Hard cut to my adult life, and the worst case scenario to one of my ideas is usually we go broke and file for bankruptcy, which my brain turns into having to sell the house and in a matter of days we’re all homeless, living in the mountains. The girls split a gas station pack of peanuts between the two of them and burn family photos to stay warm, all while I sharpen makeshift spears with our old car keys. The last bit of sun slowly sinks behind the trees and my husband lights the torches that will keep the wolves at bay. This is night one.

The real life version of bankruptcy is we move into an apartment and have to pay rent. I get a “real job” and even if I can’t find one right away I know I can at least drive my mom’s ice cream truck again until something opens up. There are no torches, there are no wolves. The story of my two young daughters fighting bears for the remaining beans at the bottom of the can is in fact, fictitious.

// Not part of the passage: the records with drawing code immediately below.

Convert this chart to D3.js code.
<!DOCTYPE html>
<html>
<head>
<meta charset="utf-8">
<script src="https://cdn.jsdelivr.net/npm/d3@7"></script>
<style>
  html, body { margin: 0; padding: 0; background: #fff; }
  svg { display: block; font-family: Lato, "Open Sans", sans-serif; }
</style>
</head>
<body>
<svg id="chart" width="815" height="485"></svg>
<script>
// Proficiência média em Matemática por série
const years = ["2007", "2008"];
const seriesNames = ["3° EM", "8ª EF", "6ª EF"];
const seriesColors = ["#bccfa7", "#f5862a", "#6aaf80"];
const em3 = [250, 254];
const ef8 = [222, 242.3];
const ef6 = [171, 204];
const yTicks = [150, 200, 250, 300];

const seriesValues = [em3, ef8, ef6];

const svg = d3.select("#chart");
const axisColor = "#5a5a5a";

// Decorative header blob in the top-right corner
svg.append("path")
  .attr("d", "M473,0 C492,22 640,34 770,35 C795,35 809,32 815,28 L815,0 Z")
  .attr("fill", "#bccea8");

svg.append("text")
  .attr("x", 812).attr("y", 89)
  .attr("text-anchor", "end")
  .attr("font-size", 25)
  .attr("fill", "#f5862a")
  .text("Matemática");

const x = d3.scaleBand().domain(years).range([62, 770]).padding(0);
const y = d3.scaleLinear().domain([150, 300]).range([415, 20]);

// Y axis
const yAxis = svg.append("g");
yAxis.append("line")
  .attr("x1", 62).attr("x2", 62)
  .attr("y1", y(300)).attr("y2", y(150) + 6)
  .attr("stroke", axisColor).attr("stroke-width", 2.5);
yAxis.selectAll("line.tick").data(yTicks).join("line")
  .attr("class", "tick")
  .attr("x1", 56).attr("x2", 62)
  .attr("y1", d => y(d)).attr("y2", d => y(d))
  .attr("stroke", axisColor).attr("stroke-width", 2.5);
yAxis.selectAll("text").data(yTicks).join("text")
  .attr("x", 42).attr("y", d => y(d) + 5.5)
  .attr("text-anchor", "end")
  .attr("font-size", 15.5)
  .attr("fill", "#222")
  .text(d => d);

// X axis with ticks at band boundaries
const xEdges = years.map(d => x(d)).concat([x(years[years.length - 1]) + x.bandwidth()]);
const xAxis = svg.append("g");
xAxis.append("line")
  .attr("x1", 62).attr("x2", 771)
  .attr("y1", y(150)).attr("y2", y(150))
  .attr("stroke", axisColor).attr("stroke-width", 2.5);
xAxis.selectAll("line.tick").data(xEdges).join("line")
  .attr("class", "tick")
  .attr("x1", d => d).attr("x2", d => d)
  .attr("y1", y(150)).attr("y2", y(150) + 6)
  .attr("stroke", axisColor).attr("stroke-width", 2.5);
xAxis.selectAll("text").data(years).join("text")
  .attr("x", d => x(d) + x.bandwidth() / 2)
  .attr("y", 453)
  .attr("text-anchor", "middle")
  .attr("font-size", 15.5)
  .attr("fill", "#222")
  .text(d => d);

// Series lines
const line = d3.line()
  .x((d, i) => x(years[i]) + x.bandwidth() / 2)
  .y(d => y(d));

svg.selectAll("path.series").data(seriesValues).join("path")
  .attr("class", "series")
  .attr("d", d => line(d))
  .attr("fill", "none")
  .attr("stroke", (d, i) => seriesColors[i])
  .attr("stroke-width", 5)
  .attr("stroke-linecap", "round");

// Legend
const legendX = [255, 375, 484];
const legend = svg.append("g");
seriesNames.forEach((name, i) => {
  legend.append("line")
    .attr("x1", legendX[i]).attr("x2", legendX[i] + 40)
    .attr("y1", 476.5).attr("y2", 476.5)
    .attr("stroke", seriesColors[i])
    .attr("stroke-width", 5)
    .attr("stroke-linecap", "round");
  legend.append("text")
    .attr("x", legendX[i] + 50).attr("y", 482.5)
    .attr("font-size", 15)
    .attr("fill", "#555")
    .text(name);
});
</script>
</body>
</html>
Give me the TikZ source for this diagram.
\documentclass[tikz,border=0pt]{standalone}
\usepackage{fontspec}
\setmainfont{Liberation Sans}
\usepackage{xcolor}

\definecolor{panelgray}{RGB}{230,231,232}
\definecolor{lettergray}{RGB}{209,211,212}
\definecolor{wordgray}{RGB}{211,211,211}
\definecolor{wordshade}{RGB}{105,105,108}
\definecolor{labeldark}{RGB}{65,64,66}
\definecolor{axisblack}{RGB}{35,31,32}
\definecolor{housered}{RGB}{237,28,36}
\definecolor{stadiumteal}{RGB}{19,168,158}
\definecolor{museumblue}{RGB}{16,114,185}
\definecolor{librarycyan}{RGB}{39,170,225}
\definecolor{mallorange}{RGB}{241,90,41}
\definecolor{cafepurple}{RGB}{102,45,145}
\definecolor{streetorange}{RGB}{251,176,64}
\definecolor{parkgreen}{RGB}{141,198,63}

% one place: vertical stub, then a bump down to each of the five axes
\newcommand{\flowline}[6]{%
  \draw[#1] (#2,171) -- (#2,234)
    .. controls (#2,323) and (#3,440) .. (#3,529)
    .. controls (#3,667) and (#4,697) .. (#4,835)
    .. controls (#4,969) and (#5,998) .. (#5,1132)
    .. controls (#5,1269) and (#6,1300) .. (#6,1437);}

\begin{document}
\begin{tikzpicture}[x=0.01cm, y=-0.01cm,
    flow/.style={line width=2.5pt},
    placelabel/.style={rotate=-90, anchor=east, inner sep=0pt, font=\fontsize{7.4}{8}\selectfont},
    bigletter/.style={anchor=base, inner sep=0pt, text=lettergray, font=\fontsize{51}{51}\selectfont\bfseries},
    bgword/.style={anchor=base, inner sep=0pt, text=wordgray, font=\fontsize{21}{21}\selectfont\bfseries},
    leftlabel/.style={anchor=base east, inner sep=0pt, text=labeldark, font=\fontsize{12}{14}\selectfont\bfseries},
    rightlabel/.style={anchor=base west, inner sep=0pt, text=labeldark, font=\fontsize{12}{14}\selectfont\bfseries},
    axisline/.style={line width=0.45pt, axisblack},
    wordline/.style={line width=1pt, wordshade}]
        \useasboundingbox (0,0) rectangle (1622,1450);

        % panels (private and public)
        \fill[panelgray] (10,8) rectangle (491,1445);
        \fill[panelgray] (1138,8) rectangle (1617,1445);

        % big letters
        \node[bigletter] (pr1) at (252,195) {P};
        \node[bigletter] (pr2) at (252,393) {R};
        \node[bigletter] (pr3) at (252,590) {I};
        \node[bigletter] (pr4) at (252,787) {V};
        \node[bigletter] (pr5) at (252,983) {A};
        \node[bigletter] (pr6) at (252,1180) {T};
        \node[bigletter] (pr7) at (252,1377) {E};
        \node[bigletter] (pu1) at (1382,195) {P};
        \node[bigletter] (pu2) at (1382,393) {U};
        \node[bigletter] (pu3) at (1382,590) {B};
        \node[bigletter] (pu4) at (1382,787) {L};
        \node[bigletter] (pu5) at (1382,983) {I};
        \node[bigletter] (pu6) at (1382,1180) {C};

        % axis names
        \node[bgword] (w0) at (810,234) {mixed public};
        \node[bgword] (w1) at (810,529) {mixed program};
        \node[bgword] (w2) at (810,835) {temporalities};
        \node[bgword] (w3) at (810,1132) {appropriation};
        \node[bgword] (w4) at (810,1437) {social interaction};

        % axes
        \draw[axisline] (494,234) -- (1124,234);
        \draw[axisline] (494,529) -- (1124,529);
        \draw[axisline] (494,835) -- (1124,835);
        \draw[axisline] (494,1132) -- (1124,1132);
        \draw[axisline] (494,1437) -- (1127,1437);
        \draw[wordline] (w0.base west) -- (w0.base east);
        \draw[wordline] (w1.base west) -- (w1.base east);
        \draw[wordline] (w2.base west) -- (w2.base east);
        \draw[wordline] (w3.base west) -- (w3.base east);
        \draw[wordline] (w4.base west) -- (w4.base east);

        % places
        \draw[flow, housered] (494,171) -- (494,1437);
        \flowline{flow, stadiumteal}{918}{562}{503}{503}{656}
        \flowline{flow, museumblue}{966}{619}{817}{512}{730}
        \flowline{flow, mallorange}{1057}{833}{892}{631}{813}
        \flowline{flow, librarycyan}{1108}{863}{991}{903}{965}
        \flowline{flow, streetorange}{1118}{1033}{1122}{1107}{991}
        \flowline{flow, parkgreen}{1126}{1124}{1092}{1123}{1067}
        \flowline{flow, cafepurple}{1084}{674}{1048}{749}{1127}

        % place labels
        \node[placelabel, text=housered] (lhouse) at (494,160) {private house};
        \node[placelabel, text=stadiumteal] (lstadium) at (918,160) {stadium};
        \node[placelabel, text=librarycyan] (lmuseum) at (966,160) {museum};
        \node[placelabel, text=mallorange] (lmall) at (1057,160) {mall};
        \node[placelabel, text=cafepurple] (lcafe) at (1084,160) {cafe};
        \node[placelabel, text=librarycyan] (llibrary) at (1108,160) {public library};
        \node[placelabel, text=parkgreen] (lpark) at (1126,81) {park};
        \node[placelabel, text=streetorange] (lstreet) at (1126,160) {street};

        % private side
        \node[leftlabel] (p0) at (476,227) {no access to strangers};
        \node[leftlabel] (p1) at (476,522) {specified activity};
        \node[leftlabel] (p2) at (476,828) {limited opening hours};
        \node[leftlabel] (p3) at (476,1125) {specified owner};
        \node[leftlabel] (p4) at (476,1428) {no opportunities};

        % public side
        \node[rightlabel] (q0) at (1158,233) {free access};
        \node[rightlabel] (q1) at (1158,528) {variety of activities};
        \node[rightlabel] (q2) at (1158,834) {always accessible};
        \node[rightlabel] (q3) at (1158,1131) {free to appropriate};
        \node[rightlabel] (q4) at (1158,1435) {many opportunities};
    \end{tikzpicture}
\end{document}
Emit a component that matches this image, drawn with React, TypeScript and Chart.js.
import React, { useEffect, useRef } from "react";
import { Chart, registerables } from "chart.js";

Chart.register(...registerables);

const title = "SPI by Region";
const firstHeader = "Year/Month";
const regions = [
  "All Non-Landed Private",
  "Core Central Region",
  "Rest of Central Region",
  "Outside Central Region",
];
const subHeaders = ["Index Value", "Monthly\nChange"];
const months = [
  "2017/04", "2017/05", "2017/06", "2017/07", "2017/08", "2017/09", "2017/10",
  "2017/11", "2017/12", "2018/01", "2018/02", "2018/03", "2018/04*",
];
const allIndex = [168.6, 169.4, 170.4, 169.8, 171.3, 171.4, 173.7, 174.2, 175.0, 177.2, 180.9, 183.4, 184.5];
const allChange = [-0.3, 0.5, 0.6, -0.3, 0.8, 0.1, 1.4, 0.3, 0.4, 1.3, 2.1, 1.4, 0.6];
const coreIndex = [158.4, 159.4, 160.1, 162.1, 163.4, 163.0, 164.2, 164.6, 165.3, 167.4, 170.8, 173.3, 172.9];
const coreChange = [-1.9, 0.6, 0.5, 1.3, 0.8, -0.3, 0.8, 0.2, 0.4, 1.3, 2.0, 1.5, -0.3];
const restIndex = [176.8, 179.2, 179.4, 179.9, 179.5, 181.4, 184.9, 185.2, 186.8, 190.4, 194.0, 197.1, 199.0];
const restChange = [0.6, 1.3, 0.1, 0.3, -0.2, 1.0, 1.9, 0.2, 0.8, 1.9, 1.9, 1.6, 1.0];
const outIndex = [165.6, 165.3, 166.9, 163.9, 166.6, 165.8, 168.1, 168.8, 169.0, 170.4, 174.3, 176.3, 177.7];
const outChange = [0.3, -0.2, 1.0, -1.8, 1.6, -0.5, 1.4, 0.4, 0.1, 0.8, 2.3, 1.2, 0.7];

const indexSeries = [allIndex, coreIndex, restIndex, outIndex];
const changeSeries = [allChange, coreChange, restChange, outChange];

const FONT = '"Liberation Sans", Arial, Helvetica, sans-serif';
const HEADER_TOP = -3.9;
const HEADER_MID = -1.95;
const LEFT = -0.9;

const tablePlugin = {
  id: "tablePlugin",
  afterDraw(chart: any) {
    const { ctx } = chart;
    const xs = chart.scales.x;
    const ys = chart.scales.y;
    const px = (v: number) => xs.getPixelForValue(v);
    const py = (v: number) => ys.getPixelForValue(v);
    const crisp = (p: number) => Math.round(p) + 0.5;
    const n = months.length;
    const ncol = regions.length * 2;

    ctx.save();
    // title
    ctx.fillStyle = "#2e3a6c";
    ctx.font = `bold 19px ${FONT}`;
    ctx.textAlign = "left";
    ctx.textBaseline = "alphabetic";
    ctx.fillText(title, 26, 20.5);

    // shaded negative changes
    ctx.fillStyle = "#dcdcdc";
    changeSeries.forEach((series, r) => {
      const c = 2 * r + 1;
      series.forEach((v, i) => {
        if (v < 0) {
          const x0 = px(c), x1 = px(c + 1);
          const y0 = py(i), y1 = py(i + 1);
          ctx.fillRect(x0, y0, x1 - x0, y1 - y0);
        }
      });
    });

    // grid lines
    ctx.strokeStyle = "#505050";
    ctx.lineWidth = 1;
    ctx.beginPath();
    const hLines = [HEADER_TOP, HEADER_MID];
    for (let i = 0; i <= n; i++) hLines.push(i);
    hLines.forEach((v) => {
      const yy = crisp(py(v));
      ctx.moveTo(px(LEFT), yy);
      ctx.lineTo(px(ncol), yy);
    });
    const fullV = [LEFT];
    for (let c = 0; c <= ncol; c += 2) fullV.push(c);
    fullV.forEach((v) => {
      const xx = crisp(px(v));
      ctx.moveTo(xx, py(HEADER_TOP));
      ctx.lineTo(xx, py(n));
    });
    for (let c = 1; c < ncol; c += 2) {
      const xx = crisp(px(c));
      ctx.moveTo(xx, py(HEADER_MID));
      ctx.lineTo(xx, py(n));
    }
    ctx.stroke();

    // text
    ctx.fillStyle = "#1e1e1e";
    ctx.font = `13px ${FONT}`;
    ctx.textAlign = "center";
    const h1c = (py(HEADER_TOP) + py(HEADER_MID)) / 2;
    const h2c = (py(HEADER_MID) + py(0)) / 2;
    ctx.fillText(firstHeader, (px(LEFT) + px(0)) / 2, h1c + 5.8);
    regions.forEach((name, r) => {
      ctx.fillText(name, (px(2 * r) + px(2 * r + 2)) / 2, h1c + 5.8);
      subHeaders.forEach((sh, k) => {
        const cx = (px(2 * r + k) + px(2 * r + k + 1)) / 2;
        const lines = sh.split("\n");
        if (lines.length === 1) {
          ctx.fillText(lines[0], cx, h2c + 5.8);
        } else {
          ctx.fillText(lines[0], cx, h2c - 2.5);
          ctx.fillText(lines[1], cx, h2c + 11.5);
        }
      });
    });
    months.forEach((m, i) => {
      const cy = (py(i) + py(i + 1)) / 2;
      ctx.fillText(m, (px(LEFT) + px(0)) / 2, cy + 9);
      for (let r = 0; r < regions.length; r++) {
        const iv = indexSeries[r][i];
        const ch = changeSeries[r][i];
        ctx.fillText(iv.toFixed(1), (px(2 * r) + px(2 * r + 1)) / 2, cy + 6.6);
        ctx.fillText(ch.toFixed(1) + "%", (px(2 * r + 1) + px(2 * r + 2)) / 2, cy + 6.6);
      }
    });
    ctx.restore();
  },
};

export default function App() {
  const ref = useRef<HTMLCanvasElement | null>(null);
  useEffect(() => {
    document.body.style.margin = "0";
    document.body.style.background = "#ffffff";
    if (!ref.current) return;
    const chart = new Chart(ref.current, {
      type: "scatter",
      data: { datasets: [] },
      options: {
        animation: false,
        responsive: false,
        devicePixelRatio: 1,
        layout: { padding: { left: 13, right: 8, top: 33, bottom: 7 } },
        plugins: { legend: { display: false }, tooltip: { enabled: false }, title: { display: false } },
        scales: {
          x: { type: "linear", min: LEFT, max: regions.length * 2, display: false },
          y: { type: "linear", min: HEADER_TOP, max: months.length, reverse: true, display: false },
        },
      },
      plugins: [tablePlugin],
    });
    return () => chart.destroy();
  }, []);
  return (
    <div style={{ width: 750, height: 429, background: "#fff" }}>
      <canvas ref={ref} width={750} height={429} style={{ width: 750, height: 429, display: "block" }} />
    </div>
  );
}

Letting my mind runaway with itself seems counterintuitive, but it actually does help me make risky decisions. After thoroughly exhausting all of the imagined pitfalls that could arise, the real worst case scenario honestly doesn’t seem that bad. Selling our house and moving back into an apartment would suck, but it’s by no means the end of the world.

It may seem ridiculous, but knowing that my mind’s worst case scenario is much different than what would happen in reality allows me to re-examine the situation a little better, just like the next question:


Have you ever been so consumed by a situation that you can’t see past it? Can’t see the forest for the trees? That’s why I imagine 85 year-old Jenna is there. While I’m wandering around the forest, cursing each individual tree like an idiot, she’s hanging out in a helicopter telling me to calm the hell down, civilization is literally just over the next hill.

She’s also there to set me straight on the fear I feel, because while I think it’s scary to take a leap of faith, 85 year-old Jenna knows it’s much scarier to have lived an entire life without any risk at all.

French novelist Emile Zola once wrote “I would rather die of passion than of boredom,” and I can’t help but agree.

We’re all going to die someday, but when I think of my life at 85-years old, I want to know I lived it. I want to know I didn’t spend most of it at a desk when there was a chance I could’ve spent it traveling or making art. I’m aware that sounds like a romantic notion from a pretentious college freshman, but just because something is romantic doesn’t mean it isn’t possible. 85 year-old Jenna would be furious if present Jenna didn’t at least give the romantic version a fighting chance.

I would rather die of passion than of boredom.